Monday, January 17, 2011

A Famous Grouse: January 15

Herewith most recent Weekend Argus column. As submitted. -- AD

LIKE many readers, I’m a little dismayed at the incident between the two policemen and the Grandmother of the Nation, Mrs Winnie Madikizela-Mandela, on the Johannesburg M1 motorway’s Jan Smuts Avenue off-ramp on the morning of Thursday, December 30.

Regulars at the Mahogany Ridge, who as a rule won’t venture north of the Huguenot Tunnel for fear of the violence in the hinterland, have had to accept my word that, at this time of the year, this is a peaceful neck of the woods in Jozi.

True, the offramp is near Wits University, but this being the holidays, its campus was largely free of students who’d otherwise have been engaged in some sort of rampaging mob activity, greatly angered that twelve years of outcomes-based Plasticine worm-rolling had little prepared them for the rigour of acquiring engineering or accounting degrees.

It was here that gogo Winnie’s silver Audi A6 was pulled over by the cops who had been following it in an unmarked car since it had joined the M1 at an off-ramp five kilometres earlier.

According to reports, the Audi was being driven in a reckless and dangerous manner at about 150km/h, weaving in and out of traffic, with its hazard lights flashing.

Because the speed limit on this stretch of the M1 is 80km/h, the car was, you could say, behaving in a manner that was suspicious, if not cause for outright alarm.

Furthermore, it had tinted windows, so its occupants couldn’t be seen. This is probably against the law as well.

There are two versions of what happened next. Obviously.

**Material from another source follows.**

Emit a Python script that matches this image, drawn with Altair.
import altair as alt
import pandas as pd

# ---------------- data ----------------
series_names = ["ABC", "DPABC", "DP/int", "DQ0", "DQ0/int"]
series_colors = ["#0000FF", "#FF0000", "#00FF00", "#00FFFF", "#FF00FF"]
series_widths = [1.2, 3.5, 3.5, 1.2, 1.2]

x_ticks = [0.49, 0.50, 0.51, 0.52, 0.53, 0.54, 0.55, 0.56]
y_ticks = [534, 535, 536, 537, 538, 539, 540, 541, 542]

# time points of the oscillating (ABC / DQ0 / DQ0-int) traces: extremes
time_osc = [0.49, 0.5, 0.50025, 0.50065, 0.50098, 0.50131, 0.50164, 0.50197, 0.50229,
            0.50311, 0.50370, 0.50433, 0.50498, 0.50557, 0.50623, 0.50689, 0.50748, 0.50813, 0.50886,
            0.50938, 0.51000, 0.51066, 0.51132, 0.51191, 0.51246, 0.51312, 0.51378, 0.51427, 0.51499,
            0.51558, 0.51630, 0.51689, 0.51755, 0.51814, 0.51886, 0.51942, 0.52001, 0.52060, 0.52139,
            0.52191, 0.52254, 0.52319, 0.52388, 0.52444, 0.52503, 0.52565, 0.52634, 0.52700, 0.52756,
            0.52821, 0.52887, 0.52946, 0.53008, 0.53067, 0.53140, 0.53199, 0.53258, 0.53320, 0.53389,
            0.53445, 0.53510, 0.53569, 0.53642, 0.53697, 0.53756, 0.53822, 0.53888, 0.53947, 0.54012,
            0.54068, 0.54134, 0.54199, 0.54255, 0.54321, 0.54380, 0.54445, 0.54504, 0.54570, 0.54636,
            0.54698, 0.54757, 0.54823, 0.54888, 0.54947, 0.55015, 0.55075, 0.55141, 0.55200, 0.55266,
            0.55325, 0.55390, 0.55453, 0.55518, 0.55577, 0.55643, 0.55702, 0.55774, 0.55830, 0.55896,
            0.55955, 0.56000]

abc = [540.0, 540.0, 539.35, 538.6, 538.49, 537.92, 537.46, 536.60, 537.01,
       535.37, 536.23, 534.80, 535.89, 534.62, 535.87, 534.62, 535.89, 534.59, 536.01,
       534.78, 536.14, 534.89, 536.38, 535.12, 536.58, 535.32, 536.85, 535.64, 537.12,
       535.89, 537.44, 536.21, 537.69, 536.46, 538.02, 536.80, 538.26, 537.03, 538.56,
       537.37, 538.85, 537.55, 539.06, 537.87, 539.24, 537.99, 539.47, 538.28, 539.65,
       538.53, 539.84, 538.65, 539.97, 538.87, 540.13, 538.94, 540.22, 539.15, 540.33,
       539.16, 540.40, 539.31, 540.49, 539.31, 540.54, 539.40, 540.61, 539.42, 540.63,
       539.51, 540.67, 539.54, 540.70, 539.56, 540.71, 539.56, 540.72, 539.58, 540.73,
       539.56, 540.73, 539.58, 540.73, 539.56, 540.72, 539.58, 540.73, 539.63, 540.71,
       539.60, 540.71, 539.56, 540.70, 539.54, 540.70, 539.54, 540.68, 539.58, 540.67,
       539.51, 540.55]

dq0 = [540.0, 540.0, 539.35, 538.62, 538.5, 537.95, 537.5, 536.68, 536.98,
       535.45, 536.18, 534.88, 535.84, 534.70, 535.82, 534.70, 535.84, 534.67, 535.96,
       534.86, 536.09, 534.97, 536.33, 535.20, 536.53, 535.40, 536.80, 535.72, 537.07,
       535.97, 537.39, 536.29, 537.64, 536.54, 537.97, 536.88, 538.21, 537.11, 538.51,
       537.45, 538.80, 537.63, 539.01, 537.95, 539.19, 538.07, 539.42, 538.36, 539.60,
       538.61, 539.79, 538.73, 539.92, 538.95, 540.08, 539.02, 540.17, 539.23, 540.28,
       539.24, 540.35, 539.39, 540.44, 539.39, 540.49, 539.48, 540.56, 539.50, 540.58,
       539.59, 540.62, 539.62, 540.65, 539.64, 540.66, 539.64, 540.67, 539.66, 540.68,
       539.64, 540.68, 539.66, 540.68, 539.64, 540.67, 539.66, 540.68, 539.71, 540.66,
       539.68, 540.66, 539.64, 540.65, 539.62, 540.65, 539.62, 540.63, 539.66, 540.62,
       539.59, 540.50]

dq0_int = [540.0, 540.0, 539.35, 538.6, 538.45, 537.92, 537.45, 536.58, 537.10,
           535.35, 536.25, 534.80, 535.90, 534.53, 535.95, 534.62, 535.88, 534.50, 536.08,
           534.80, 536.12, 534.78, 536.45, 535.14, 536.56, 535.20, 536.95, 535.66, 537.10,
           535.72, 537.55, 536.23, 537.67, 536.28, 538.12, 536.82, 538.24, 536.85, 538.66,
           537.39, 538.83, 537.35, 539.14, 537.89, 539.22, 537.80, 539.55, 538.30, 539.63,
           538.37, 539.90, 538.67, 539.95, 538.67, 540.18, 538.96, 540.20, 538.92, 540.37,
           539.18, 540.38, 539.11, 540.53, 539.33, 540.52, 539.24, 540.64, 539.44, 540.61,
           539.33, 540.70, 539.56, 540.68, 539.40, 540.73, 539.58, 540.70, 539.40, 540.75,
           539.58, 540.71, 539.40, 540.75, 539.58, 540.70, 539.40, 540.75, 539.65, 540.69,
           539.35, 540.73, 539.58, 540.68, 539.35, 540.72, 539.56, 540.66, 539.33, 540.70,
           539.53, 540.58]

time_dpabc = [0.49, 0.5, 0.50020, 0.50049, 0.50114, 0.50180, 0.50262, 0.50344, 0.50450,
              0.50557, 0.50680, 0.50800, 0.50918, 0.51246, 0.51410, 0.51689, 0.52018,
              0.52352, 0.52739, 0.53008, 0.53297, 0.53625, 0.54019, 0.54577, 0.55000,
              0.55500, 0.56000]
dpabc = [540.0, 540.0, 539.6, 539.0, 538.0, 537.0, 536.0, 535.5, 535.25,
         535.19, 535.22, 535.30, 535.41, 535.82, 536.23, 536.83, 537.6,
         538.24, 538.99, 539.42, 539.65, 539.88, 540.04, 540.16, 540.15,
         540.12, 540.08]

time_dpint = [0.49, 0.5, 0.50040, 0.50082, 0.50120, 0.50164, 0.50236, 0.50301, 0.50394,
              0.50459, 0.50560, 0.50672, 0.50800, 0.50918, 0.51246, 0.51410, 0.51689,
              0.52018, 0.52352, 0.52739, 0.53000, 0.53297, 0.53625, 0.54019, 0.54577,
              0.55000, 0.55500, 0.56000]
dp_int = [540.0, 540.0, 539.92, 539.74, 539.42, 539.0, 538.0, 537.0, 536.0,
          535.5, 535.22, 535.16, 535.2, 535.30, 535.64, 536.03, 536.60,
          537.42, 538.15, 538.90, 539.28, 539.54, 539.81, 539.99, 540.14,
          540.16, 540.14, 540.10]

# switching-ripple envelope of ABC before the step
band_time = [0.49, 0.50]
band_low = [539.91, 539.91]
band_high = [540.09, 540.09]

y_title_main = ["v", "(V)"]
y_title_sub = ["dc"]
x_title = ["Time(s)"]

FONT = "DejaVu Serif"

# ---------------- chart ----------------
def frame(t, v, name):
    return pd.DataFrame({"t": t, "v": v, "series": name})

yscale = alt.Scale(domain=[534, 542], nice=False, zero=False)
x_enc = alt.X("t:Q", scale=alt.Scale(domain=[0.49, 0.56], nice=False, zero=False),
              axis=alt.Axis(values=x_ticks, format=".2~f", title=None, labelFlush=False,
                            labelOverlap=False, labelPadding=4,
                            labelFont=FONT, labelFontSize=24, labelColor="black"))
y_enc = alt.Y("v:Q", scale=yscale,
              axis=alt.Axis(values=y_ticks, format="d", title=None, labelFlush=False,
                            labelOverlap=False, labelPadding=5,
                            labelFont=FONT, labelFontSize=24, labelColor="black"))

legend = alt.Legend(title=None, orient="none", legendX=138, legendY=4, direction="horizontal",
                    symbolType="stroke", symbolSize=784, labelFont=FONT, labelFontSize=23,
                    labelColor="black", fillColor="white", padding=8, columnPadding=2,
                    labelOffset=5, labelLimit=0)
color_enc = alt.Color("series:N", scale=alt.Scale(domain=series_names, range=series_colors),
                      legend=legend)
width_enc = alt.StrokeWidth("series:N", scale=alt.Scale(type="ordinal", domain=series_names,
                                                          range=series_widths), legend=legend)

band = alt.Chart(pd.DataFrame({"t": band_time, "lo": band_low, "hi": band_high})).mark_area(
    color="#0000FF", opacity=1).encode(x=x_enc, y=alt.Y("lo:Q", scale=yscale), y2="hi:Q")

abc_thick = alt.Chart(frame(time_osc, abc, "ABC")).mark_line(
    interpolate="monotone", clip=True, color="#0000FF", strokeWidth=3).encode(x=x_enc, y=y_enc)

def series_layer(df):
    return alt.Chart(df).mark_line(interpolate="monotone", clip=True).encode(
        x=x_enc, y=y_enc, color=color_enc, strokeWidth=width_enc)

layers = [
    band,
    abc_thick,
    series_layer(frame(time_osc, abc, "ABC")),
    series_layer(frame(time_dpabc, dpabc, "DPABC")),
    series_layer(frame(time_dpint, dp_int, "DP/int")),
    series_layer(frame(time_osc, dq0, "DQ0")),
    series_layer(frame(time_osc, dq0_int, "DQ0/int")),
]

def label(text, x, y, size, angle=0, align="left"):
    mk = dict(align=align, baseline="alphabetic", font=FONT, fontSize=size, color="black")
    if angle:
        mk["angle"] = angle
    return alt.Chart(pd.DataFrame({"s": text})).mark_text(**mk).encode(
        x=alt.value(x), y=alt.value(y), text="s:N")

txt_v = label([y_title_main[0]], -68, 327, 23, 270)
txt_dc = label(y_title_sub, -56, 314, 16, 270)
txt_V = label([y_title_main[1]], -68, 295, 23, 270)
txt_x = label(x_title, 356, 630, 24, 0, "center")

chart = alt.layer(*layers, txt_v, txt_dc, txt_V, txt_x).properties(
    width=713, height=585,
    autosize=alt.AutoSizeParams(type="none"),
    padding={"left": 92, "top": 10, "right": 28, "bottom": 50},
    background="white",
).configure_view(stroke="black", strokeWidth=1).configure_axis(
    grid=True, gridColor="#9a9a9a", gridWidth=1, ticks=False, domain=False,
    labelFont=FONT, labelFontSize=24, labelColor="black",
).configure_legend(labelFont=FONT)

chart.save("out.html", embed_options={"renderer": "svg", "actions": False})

The one is from an archaic and vicious relic of the apartheid era, and the other . . . well, the other comes from Warrant Officer Jannie Odendaal, a police officer with almost 20 years’ experience.

But let’s hear from the former. As I understand their comments in the media, go-go gogo, with her bodyguard and driver, were late for a funeral.

Homilies about “late” and “funeral” spring to mind, but so too does the tragedy in which a 13-year-old member of the Mandela family died in a road accident on the eve of last year’s World Cup. (But, you know, it’s best not to say anything.)

Bodyguard Jacob Monare has claimed Odendaal was not prepared to accept this explanation about a funeral -- would any policeman, I wonder? -- and a heated exchange followed.

When Madikizela-Mandela emerged from the car to calm things down, Odendaal allegedly swore at her, saying: “I don’t give a fuck who you are, get back to the fucking car.” At some point, Monare added, Odendaal’s parner hit him in the knee with an R5 assault rifle.

Odendaal, who together with his partner is in all manner of official and bureaucratic brown stuff merely for doing what he said was his job, suggested the abuse came instead from Monare, who had screamed at him, “Who do you think you are coming to search this car? It’s not apartheid anymore!”

Odendaal was astounded. “I’m a police officer dressed in full police uniform and this guy -- a normal civilian -- he assaults me,” he said. “I then ran back to my vehicle and got a Taser [stun gun] just to intimidate him a bit to calm down.”

Moreover, and far from calming the situation, Madikizela-Mandela had also screamed at Odendaal: “Who the fuck do you think you are?”

Clearly, two Tasers were needed. Or a cattle prod. And maybe a large net.

But both policemen now face disciplinary action and charges of pointing firearms. Their partnership has been broken and they have been transferred to different units. Odendaal has been booked off for a week due to the stress of the situation.

Amazingly, there are allegations -- utterly credible -- that the whole matter would disappear if Odendaal offered a grovelling apology to Winnie, who, it needn’t be stressed, is obviously a powerful figure in the ruling party.

What disturbs me most, however, about this awful saga, is Odendaal’s description of Winnie. He told reporters that when she emerged from the car, “I didn’t really recognise her, you know? She had a lot of white powder or cream or stuff on her face. Her face was pale and she looked very old ...  she didn’t look anything like in the newspapers.”

This is alarming, to say the least, and it perhaps offers a hint at the real issue here. True, Madikizela-Mandela is 74 years old. But it is a very young 74, and she leads a very full and active life, one that would exhaust women half her age. And. of course, she looks no older than, um, fiftysomething.

Perhaps WO Odendaal should send her some flowers.